Wednesday, June 6, 2007

Passing Thoughts About the Debate

How many times did Limpiani mention 9/11? That's gonna get real old, real fast. Like some kid in elementary school who just got back from Disneyland and has to go around mentioning goddamn Disneyland in every single conversation he has for the next week. We get it. But that's something you save up for just the right moment. The more you use it, the less mojo it has.

One of the newspapers says the debate was all about McNuts sticking out. Right. I think his campaign staff must have sucked off one or both of the reporters. His only real high point was when he talked to the woman who lost her brother in Iraq, and then he was just stealing Bill Clinton's "I feel your pain."

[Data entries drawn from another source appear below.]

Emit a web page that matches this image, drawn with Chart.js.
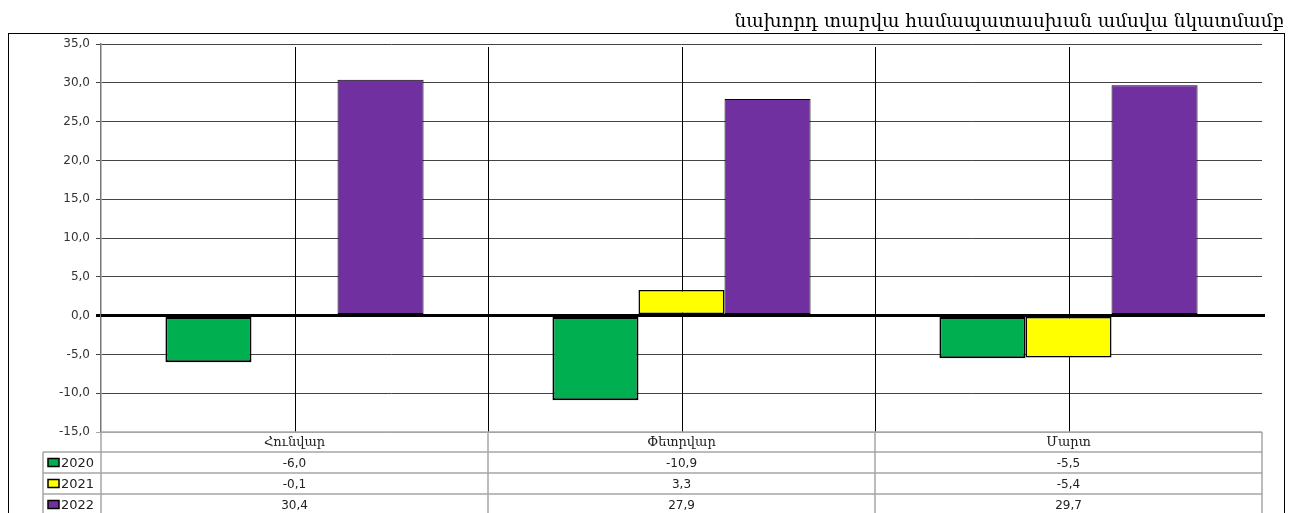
<!DOCTYPE html>
<html>
<head>
<meta charset="utf-8">
<script src="https://cdn.jsdelivr.net/npm/chart.js@4.4.1/dist/chart.umd.min.js"></script>
<style>
  html, body { margin: 0; padding: 0; background: #fff; }
  #wrap { width: 1299px; height: 513px; position: relative; }
</style>
</head>
<body>
<div id="wrap"><canvas id="chart" width="1299" height="513"></canvas></div>
<script>
const title = 'նախորդ տարվա համապատասխան ամսվա նկատմամբ';
const categories = ['Հունվար', 'Փետրվար', 'Մարտ'];
const years = ['2020', '2021', '2022'];
const values2020 = [-6.0, -10.9, -5.5];
const values2021 = [-0.1, 3.3, -5.4];
const values2022 = [30.4, 27.9, 29.7];
const yMin = -15;
const yMax = 35;
const yStep = 5;

const colors = ['#00b050', '#ffff00', '#7030a0'];
const borders = [2, 1.5, 1];
const series = [values2020, values2021, values2022];

function fmt(v) {
  return v.toFixed(1).replace('.', ',');
}

// frame, title, vertical lines and the data table under the plot
const tablePlugin = {
  id: 'tablePlugin',
  beforeDatasetsDraw(chart) {
    const { ctx, chartArea: a, scales: { x } } = chart;
    ctx.save();
    ctx.strokeStyle = '#000';
    ctx.lineWidth = 1;
    for (let i = 0; i < categories.length; i++) {
      const cx = Math.round(x.getPixelForValue(i)) + 0.5;
      ctx.beginPath();
      ctx.moveTo(cx, a.top + 3);
      ctx.lineTo(cx, a.bottom);
      ctx.stroke();
      if (i < categories.length - 1) {
        const bx = Math.round((x.getPixelForValue(i) + x.getPixelForValue(i + 1)) / 2) + 0.5;
        ctx.beginPath();
        ctx.moveTo(bx, a.top + 3);
        ctx.lineTo(bx, a.bottom);
        ctx.stroke();
      }
    }
    ctx.restore();
  },
  afterDatasetsDraw(chart) {
    // zero line on top of the bars
    const { ctx, chartArea: a, scales: { y } } = chart;
    const y0 = y.getPixelForValue(0);
    ctx.save();
    ctx.strokeStyle = '#000';
    ctx.lineWidth = 3;
    ctx.beginPath();
    ctx.moveTo(a.left, y0);
    ctx.lineTo(a.right + 3, y0);
    ctx.stroke();
    ctx.restore();
  },
  afterDraw(chart) {
    const { ctx, chartArea: a, scales: { x } } = chart;
    ctx.save();

    // outer frame
    ctx.strokeStyle = '#000';
    ctx.lineWidth = 1;
    ctx.strokeRect(8.5, 33.5, 1276, 600);

    // title
    ctx.fillStyle = '#000';
    ctx.font = '18.4px "DejaVu Serif"';
    ctx.textAlign = 'right';
    ctx.textBaseline = 'alphabetic';
    ctx.fillText(title, 1284, 27);

    // table grid
    const top = a.bottom;
    const headH = 20;
    const rowH = 21;
    const legLeft = 43;
    ctx.strokeStyle = '#a6a6a6';
    ctx.lineWidth = 1.5;
    ctx.beginPath();
    ctx.moveTo(a.left, top);
    ctx.lineTo(a.right, top);
    for (let r = 0; r < 3; r++) {
      const yy = top + headH + r * rowH;
      ctx.moveTo(legLeft, yy);
      ctx.lineTo(a.right, yy);
    }
    ctx.moveTo(legLeft, top + headH);
    ctx.lineTo(legLeft, 520);
    ctx.moveTo(a.left, top);
    ctx.lineTo(a.left, 520);
    for (let i = 0; i < categories.length - 1; i++) {
      const bx = (x.getPixelForValue(i) + x.getPixelForValue(i + 1)) / 2;
      ctx.moveTo(bx, top);
      ctx.lineTo(bx, 520);
    }
    ctx.moveTo(a.right, top);
    ctx.lineTo(a.right, 520);
    ctx.stroke();

    // header labels
    ctx.textAlign = 'center';
    ctx.textBaseline = 'middle';
    ctx.fillStyle = '#222';
    ctx.font = '13px "DejaVu Serif"';
    categories.forEach((c, i) => {
      ctx.fillText(c, x.getPixelForValue(i), top + headH / 2 + 1);
    });

    // rows
    series.forEach((vals, r) => {
      const cy = top + headH + r * rowH + rowH / 2;
      ctx.fillStyle = colors[r];
      ctx.fillRect(48, cy - 4, 11, 8);
      ctx.strokeStyle = '#000';
      ctx.lineWidth = 1.5;
      ctx.strokeRect(48, cy - 4, 11, 8);
      ctx.fillStyle = '#222';
      ctx.font = '13px "DejaVu Sans"';
      ctx.textAlign = 'left';
      ctx.fillText(years[r], 61, cy + 1);
      ctx.textAlign = 'center';
      ctx.font = '12px "DejaVu Sans"';
      vals.forEach((v, i) => {
        ctx.fillText(fmt(v), x.getPixelForValue(i), cy + 1);
      });
    });
    ctx.restore();
  }
};

new Chart(document.getElementById('chart'), {
  type: 'bar',
  data: {
    labels: categories,
    datasets: years.map((yr, k) => ({
      label: yr,
      data: series[k],
      backgroundColor: colors[k],
      borderColor: '#000',
      borderWidth: borders[k],
      borderSkipped: false,
      barPercentage: 1,
      categoryPercentage: 0.667
    }))
  },
  options: {
    responsive: false,
    animation: false,
    layout: { padding: { left: 0, right: 37, top: 44, bottom: 81 } },
    plugins: {
      legend: { display: false },
      tooltip: { enabled: false }
    },
    scales: {
      x: {
        display: false,
        grid: { display: false }
      },
      y: {
        min: yMin,
        max: yMax,
        afterFit(s) { s.width = 101; },
        ticks: {
          stepSize: yStep,
          padding: 6,
          color: '#333',
          font: { family: 'DejaVu Sans', size: 12 },
          callback: v => fmt(v)
        },
        border: { display: true, color: '#777', width: 1.5 },
        grid: {
          drawTicks: true,
          tickLength: 5,
          color: ctx => ctx.tick && ctx.tick.value === 0 ? '#000' : (ctx.tick && ctx.tick.value === yMin ? '#a6a6a6' : '#444'),
          lineWidth: ctx => ctx.tick && ctx.tick.value === 0 ? 3 : 1
        }
      }
    }
  },
  plugins: [tablePlugin]
});
</script>
</body>
</html>
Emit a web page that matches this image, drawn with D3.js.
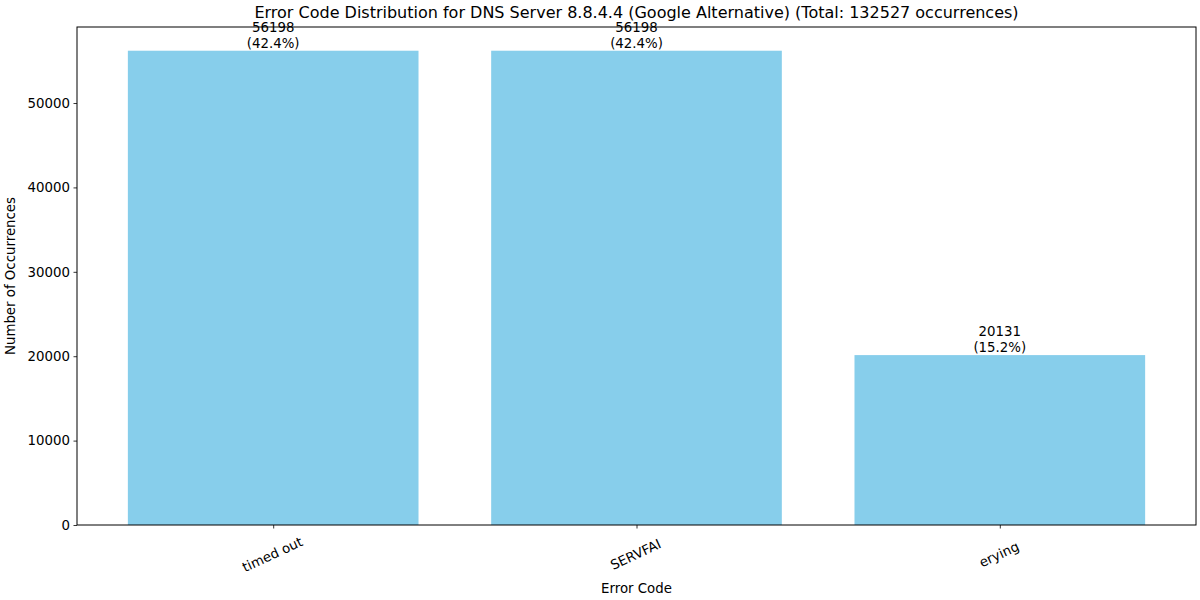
<!DOCTYPE html>
<html>
<head>
<meta charset="utf-8">
<script src="https://cdn.jsdelivr.net/npm/d3@7"></script>
<style>
  body { margin: 0; background: #fff; }
  text { font-family: "DejaVu Sans", sans-serif; fill: #000; }
</style>
</head>
<body>
<div id="chart"></div>
<script>
// data
var categories = ["timed out", "SERVFAI", "erying"];
var counts = [56198, 56198, 20131];
var total = 132527;
var yTicks = [0, 10000, 20000, 30000, 40000, 50000];

var W = 1200, H = 600;
var margin = {top: 27, right: 4, bottom: 75, left: 77};
var w = W - margin.left - margin.right;
var h = H - margin.top - margin.bottom;

var svg = d3.select("#chart").append("svg")
  .attr("width", W)
  .attr("height", H);

var g = svg.append("g")
  .attr("transform", "translate(" + margin.left + "," + margin.top + ")");

// matplotlib-ish: bars at 0..n-1, width 0.8, 5% margin
var n = categories.length;
var lo = -0.4, hi = n - 1 + 0.4;
var pad = (hi - lo) * 0.05;
var x = d3.scaleLinear().domain([lo - pad, hi + pad]).range([0, w]);
var y = d3.scaleLinear().domain([0, d3.max(counts) * 1.05]).range([h, 0]);

g.selectAll("rect.bar")
  .data(counts)
  .enter().append("rect")
  .attr("class", "bar")
  .attr("x", function(d, i) { return x(i - 0.4); })
  .attr("width", x(0.8) - x(0))
  .attr("y", function(d) { return y(d); })
  .attr("height", function(d) { return h - y(d); })
  .style("fill", "#87ceeb");

// value labels
var lbl = g.selectAll("text.val")
  .data(counts)
  .enter().append("text")
  .attr("class", "val")
  .attr("text-anchor", "middle")
  .style("font-size", "13.33px");
lbl.append("tspan")
  .attr("x", function(d, i) { return x(i); })
  .attr("y", function(d) { return y(d) - 19; })
  .text(function(d) { return d; });
lbl.append("tspan")
  .attr("x", function(d, i) { return x(i); })
  .attr("y", function(d) { return y(d) - 3; })
  .text(function(d) { return "(" + (d / total * 100).toFixed(1) + "%)"; });

// y axis
var yAxis = g.append("g")
  .call(d3.axisLeft(y).tickValues(yTicks).tickSize(3.5).tickPadding(3.5).tickFormat(d3.format("d")));
yAxis.select(".domain").remove();
yAxis.selectAll("text").style("font-size", "13.33px").attr("font-family", null);
yAxis.selectAll("line").attr("stroke-width", 0.8);

// x axis
var xAxis = g.append("g")
  .attr("transform", "translate(0," + h + ")")
  .call(d3.axisBottom(x).tickValues(d3.range(n)).tickSize(3.5).tickFormat(function(d) { return categories[d]; }));
xAxis.select(".domain").remove();
xAxis.selectAll("line").attr("stroke-width", 0.8);
xAxis.selectAll("text")
  .attr("font-family", null)
  .style("font-size", "13.33px")
  .attr("y", 0)
  .attr("dy", null)
  .attr("text-anchor", "middle")
  .attr("transform", "translate(-1,30) rotate(-25)")
  .attr("dominant-baseline", "middle");

// frame
g.append("rect")
  .attr("width", w)
  .attr("height", h)
  .style("fill", "none")
  .style("stroke", "#000")
  .style("stroke-width", 1);

// titles
svg.append("text")
  .attr("x", margin.left + w / 2)
  .attr("y", 18)
  .attr("text-anchor", "middle")
  .style("font-size", "16px")
  .text("Error Code Distribution for DNS Server 8.8.4.4 (Google Alternative) (Total: " + total + " occurrences)");

svg.append("text")
  .attr("x", margin.left + w / 2)
  .attr("y", 593)
  .attr("text-anchor", "middle")
  .style("font-size", "13.33px")
  .text("Error Code");

svg.append("text")
  .attr("transform", "translate(15," + (margin.top + h / 2) + ") rotate(-90)")
  .attr("text-anchor", "middle")
  .style("font-size", "13.33px")
  .text("Number of Occurrences");
</script>
</body>
</html>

Them kids on the Internet are going wild about Ron Paul. A lot of the party zealots are complaining that he's not a Republican because he sounds like a peacenik. Get over it, both of you; he's got no structure behind him, just a lot of computer nerds. Just because you hear a lot of noise doesn't mean you got an army behind you. Move on, folks.

The real winner of the debate was Big Daddy. They all came off as crazy; I was removed from it all. They bit into each other; I went on the air to remind people I wasn't one of those kids who's been running for president since kindergarten. (Miss Romney, that means you.) They tried to tear each other down and build themselves up; I got to plug my website.